===== Supplied information =====

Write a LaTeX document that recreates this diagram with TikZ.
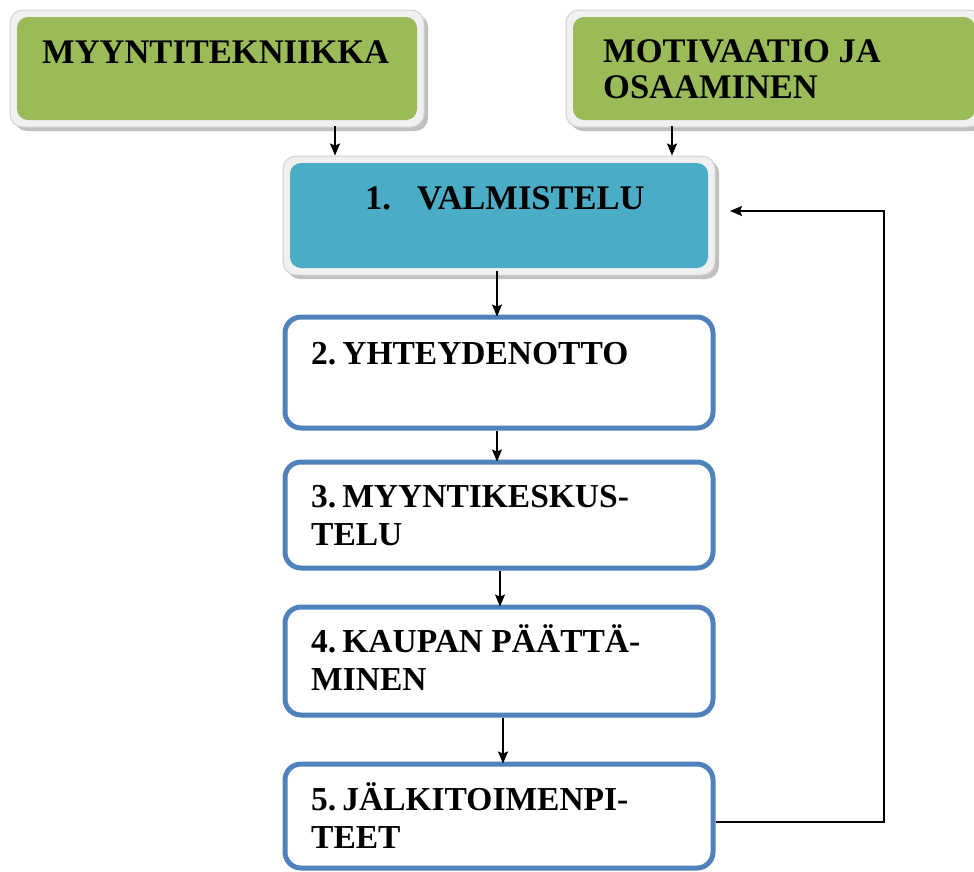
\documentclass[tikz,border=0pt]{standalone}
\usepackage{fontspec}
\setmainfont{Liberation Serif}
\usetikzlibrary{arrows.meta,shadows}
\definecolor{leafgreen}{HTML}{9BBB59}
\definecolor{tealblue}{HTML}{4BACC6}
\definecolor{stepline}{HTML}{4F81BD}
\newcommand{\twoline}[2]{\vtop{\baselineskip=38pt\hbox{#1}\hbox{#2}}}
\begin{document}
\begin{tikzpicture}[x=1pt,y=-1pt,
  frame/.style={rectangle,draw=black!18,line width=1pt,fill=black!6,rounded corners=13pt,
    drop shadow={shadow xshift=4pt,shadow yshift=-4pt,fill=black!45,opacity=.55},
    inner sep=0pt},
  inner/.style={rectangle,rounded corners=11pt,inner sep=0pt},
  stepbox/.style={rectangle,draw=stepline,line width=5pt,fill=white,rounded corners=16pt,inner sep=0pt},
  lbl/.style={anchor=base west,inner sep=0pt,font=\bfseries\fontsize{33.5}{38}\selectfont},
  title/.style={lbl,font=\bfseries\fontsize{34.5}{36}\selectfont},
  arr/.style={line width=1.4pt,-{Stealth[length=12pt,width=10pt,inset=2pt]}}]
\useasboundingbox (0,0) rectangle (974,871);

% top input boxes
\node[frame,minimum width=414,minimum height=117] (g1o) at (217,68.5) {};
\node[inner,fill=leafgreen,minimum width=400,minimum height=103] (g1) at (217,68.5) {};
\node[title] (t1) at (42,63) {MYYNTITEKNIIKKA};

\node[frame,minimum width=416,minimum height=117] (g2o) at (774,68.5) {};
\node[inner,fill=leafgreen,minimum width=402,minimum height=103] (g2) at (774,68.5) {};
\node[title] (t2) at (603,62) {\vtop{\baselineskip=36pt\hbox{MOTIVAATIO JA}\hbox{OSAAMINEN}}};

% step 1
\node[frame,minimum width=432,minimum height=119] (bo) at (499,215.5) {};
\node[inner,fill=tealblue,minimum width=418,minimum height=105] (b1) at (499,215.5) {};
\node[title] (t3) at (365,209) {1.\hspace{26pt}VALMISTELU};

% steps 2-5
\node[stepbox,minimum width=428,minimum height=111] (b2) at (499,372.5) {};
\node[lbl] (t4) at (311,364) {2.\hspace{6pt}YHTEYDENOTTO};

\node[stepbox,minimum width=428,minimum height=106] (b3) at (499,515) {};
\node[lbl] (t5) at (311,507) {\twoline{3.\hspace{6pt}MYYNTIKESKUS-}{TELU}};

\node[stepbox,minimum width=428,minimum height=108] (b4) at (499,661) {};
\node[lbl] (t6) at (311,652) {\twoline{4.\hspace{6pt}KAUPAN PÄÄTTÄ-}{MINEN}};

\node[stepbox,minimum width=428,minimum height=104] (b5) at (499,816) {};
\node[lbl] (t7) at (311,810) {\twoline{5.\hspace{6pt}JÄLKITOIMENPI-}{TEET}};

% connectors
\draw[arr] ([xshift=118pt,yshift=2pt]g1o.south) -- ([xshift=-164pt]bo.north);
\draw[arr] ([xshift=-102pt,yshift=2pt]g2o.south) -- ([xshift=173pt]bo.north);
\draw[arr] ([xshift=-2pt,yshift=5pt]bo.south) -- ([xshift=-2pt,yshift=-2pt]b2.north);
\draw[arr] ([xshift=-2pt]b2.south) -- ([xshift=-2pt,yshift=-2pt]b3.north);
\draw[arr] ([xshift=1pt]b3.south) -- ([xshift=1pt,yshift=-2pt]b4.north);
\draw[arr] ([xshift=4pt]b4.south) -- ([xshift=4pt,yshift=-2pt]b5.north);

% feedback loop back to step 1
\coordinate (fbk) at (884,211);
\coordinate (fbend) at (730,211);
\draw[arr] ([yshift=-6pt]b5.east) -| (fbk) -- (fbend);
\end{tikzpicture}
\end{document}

=====

* Short task:
Reproduce the whole listing word for word, setting aside any pictures.

* Output for this task:
Write a LaTeX document that recreates this diagram with TikZ.
\documentclass[tikz,border=0pt]{standalone}
\usepackage{fontspec}
\setmainfont{Liberation Serif}
\usetikzlibrary{arrows.meta,shadows}
\definecolor{leafgreen}{HTML}{9BBB59}
\definecolor{tealblue}{HTML}{4BACC6}
\definecolor{stepline}{HTML}{4F81BD}
\newcommand{\twoline}[2]{\vtop{\baselineskip=38pt\hbox{#1}\hbox{#2}}}
\begin{document}
\begin{tikzpicture}[x=1pt,y=-1pt,
  frame/.style={rectangle,draw=black!18,line width=1pt,fill=black!6,rounded corners=13pt,
    drop shadow={shadow xshift=4pt,shadow yshift=-4pt,fill=black!45,opacity=.55},
    inner sep=0pt},
  inner/.style={rectangle,rounded corners=11pt,inner sep=0pt},
  stepbox/.style={rectangle,draw=stepline,line width=5pt,fill=white,rounded corners=16pt,inner sep=0pt},
  lbl/.style={anchor=base west,inner sep=0pt,font=\bfseries\fontsize{33.5}{38}\selectfont},
  title/.style={lbl,font=\bfseries\fontsize{34.5}{36}\selectfont},
  arr/.style={line width=1.4pt,-{Stealth[length=12pt,width=10pt,inset=2pt]}}]
\useasboundingbox (0,0) rectangle (974,871);

% top input boxes
\node[frame,minimum width=414,minimum height=117] (g1o) at (217,68.5) {};
\node[inner,fill=leafgreen,minimum width=400,minimum height=103] (g1) at (217,68.5) {};
\node[title] (t1) at (42,63) {MYYNTITEKNIIKKA};

\node[frame,minimum width=416,minimum height=117] (g2o) at (774,68.5) {};
\node[inner,fill=leafgreen,minimum width=402,minimum height=103] (g2) at (774,68.5) {};
\node[title] (t2) at (603,62) {\vtop{\baselineskip=36pt\hbox{MOTIVAATIO JA}\hbox{OSAAMINEN}}};

% step 1
\node[frame,minimum width=432,minimum height=119] (bo) at (499,215.5) {};
\node[inner,fill=tealblue,minimum width=418,minimum height=105] (b1) at (499,215.5) {};
\node[title] (t3) at (365,209) {1.\hspace{26pt}VALMISTELU};

% steps 2-5
\node[stepbox,minimum width=428,minimum height=111] (b2) at (499,372.5) {};
\node[lbl] (t4) at (311,364) {2.\hspace{6pt}YHTEYDENOTTO};

\node[stepbox,minimum width=428,minimum height=106] (b3) at (499,515) {};
\node[lbl] (t5) at (311,507) {\twoline{3.\hspace{6pt}MYYNTIKESKUS-}{TELU}};

\node[stepbox,minimum width=428,minimum height=108] (b4) at (499,661) {};
\node[lbl] (t6) at (311,652) {\twoline{4.\hspace{6pt}KAUPAN PÄÄTTÄ-}{MINEN}};

\node[stepbox,minimum width=428,minimum height=104] (b5) at (499,816) {};
\node[lbl] (t7) at (311,810) {\twoline{5.\hspace{6pt}JÄLKITOIMENPI-}{TEET}};

% connectors
\draw[arr] ([xshift=118pt,yshift=2pt]g1o.south) -- ([xshift=-164pt]bo.north);
\draw[arr] ([xshift=-102pt,yshift=2pt]g2o.south) -- ([xshift=173pt]bo.north);
\draw[arr] ([xshift=-2pt,yshift=5pt]bo.south) -- ([xshift=-2pt,yshift=-2pt]b2.north);
\draw[arr] ([xshift=-2pt]b2.south) -- ([xshift=-2pt,yshift=-2pt]b3.north);
\draw[arr] ([xshift=1pt]b3.south) -- ([xshift=1pt,yshift=-2pt]b4.north);
\draw[arr] ([xshift=4pt]b4.south) -- ([xshift=4pt,yshift=-2pt]b5.north);

% feedback loop back to step 1
\coordinate (fbk) at (884,211);
\coordinate (fbend) at (730,211);
\draw[arr] ([yshift=-6pt]b5.east) -| (fbk) -- (fbend);
\end{tikzpicture}
\end{document}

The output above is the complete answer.